Our python server utilizes the sentimental analysis on Hugging Face to get information on the positivity/negativeity of different phrases. After accepting the paragraphs and block quotes from the chrome extension we run the analysis on this data and return the outcome back to the chrome extension as an array of objects (JSON). Each object signifies the positivity/negativity of our base unit - paragraphs and block quotes. To ensure that our program runs efficiently we asynchronously call the sentimental analysis on each base unit.
Our chrome extesion shall send all the paragraphs and block quotes to our server (through a post request utilizing the fetch module of node) and get back their positivity/negativity. Using this information in conjunction with the negativity threshold the extension shall blur out the paragraphs and block quotes meeting the required conditions.
The threshold is defined with the help of a slider. Our slider has 5 levels with a lower value(1) translating to blurring only the most negative paragraphs and block quotes and a higher value(5) translating to blurring even areas that have a low negativity score.
One of the challenges we faced was how to communicate between our chrome extension and the server. We expected to be doing some fetch get or post request in our extension to our server. We knew how to use a get request to get data from a server with specific parameters. However, since we essentially pass in the entire web page, we did not want to use url parameters since the url would get unnecessarily large. Thus we had to switch to a post request instead which made us take a look at the parameters of a fetch such as headers and body.
Another significant challenge was ensuring that we were saving the blurred version of the webpage so that getting back to that page (through switching tabs) does not rerun our service. Also we wanted to ensure that our service runs on any other tabs accessed while the extension is turned off. We had to use the chrome storage api.
Another challenge was the front end of our chrome extension.
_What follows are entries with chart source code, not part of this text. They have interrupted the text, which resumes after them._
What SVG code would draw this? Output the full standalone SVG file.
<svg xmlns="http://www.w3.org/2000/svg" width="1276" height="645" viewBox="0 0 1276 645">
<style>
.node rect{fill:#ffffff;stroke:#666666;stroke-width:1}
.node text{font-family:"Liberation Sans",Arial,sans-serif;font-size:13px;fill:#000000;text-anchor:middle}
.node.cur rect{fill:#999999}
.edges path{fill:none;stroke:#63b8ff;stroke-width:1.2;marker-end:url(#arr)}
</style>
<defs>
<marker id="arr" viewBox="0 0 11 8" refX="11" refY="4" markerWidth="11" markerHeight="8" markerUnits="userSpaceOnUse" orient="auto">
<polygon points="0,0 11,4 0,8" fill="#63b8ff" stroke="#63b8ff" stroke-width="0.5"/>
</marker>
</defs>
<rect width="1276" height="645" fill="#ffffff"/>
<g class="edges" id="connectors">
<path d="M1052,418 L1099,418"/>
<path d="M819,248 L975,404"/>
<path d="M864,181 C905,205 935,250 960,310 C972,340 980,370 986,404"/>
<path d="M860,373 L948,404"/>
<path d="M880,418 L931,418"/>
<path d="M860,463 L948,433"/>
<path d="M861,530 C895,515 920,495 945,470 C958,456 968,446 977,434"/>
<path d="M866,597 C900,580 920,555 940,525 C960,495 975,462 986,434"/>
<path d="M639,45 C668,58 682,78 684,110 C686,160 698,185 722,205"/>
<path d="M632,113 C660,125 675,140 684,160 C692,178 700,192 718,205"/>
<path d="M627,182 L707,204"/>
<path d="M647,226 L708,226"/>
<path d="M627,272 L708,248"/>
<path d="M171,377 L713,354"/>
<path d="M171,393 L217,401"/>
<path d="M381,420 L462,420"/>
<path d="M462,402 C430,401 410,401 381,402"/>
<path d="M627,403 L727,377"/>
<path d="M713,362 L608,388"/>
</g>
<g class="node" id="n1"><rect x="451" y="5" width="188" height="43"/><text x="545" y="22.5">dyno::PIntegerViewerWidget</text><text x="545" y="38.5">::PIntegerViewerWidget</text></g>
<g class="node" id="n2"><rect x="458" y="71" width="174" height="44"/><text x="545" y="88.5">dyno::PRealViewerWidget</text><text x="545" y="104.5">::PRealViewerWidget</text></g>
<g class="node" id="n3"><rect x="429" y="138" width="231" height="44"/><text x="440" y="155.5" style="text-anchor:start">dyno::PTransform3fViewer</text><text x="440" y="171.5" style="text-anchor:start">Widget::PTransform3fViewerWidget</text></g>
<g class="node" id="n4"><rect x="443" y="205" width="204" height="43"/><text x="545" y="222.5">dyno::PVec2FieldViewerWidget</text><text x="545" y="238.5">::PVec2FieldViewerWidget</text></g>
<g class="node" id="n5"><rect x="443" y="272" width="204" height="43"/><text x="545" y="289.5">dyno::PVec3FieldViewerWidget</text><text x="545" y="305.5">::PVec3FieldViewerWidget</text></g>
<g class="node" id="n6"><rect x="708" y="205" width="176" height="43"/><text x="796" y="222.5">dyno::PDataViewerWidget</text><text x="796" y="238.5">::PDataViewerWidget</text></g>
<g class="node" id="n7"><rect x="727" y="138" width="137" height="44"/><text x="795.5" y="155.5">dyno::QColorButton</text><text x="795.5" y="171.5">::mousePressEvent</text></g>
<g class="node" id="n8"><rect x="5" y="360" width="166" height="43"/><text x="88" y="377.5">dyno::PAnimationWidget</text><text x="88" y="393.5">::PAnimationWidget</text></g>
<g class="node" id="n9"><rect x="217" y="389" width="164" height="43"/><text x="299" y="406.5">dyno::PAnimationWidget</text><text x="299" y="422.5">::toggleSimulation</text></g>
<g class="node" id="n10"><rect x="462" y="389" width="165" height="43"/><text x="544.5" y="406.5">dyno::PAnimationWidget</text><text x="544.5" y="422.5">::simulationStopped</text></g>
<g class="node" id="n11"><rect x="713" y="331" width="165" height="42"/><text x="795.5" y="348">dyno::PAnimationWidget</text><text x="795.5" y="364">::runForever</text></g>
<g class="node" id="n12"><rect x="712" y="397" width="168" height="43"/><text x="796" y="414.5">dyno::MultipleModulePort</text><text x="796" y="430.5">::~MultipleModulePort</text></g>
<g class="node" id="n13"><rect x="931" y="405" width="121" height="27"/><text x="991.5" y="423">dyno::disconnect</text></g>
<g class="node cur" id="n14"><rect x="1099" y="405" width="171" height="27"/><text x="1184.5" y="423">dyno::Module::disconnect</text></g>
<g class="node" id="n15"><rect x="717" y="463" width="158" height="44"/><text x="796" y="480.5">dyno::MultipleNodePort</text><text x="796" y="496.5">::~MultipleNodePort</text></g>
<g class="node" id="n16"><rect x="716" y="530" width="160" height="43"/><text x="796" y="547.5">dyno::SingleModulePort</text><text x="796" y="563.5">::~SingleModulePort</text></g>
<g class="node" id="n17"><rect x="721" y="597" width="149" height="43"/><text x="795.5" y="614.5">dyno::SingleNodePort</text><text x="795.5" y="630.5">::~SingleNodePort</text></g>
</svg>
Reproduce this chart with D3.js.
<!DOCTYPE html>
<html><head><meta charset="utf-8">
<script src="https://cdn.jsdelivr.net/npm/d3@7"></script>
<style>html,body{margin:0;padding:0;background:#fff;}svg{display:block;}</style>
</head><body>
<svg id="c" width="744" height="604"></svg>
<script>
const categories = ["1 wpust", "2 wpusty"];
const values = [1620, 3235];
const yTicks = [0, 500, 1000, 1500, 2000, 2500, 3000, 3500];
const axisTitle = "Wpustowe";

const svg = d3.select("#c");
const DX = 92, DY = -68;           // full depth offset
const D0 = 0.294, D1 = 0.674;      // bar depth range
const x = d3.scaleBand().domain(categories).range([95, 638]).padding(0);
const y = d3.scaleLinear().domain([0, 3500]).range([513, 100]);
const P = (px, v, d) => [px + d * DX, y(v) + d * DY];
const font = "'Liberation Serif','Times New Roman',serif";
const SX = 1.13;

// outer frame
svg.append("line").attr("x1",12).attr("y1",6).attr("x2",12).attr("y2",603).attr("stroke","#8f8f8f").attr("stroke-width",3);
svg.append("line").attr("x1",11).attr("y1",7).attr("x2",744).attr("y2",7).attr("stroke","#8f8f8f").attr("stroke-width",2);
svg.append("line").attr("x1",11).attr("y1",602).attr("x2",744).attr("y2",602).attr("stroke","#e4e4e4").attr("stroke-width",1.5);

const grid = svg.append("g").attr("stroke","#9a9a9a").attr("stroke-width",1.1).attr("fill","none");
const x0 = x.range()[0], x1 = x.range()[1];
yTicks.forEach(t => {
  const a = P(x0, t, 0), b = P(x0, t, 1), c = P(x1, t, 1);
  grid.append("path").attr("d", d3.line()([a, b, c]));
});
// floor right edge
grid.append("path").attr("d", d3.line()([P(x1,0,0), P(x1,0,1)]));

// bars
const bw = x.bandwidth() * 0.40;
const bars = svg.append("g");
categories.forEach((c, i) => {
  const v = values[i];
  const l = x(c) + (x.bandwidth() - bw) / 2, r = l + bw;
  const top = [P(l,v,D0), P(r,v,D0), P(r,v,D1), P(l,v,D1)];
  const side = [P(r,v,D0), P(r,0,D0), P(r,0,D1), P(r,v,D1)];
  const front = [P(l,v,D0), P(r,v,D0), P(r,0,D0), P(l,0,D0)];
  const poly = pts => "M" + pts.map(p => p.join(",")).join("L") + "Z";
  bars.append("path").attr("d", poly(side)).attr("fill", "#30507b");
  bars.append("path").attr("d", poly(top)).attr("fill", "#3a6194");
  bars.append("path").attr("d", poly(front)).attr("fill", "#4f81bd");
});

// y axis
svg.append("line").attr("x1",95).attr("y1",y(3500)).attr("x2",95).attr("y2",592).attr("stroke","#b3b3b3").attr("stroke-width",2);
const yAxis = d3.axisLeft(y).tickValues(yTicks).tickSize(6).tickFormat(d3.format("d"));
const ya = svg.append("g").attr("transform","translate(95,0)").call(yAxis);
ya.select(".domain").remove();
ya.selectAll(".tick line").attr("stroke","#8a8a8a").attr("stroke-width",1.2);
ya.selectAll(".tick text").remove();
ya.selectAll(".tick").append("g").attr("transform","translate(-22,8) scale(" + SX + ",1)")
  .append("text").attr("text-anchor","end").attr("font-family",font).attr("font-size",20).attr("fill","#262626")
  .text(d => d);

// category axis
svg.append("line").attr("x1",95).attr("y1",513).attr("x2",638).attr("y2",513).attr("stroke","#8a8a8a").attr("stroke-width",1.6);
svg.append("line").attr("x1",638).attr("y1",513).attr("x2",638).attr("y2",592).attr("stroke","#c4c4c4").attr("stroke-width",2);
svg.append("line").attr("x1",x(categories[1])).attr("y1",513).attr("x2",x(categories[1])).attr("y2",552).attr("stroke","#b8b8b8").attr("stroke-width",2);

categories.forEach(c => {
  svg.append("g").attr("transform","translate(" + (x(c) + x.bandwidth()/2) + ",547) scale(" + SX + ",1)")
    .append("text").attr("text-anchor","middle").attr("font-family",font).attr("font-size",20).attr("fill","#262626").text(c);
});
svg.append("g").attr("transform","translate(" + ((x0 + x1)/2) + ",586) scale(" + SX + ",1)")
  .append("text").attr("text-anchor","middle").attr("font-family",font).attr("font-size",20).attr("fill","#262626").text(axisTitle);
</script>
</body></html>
Only one person in our group had any experience with front end which was minimal. In the end, however, we were able to figure out how to beautify our extension and make it more user-friendly.
One thing we realized was how tough sentimental analysis is. Our testing revealed that certain words have unnecessarily low scores such as cotton and some words were classified as negative which is not very intuitive such as the shape triangle.
While our server was in python, the chrome extension was majorly in Javascript (node.js). We also utilized html and css for the pop-up of our extension.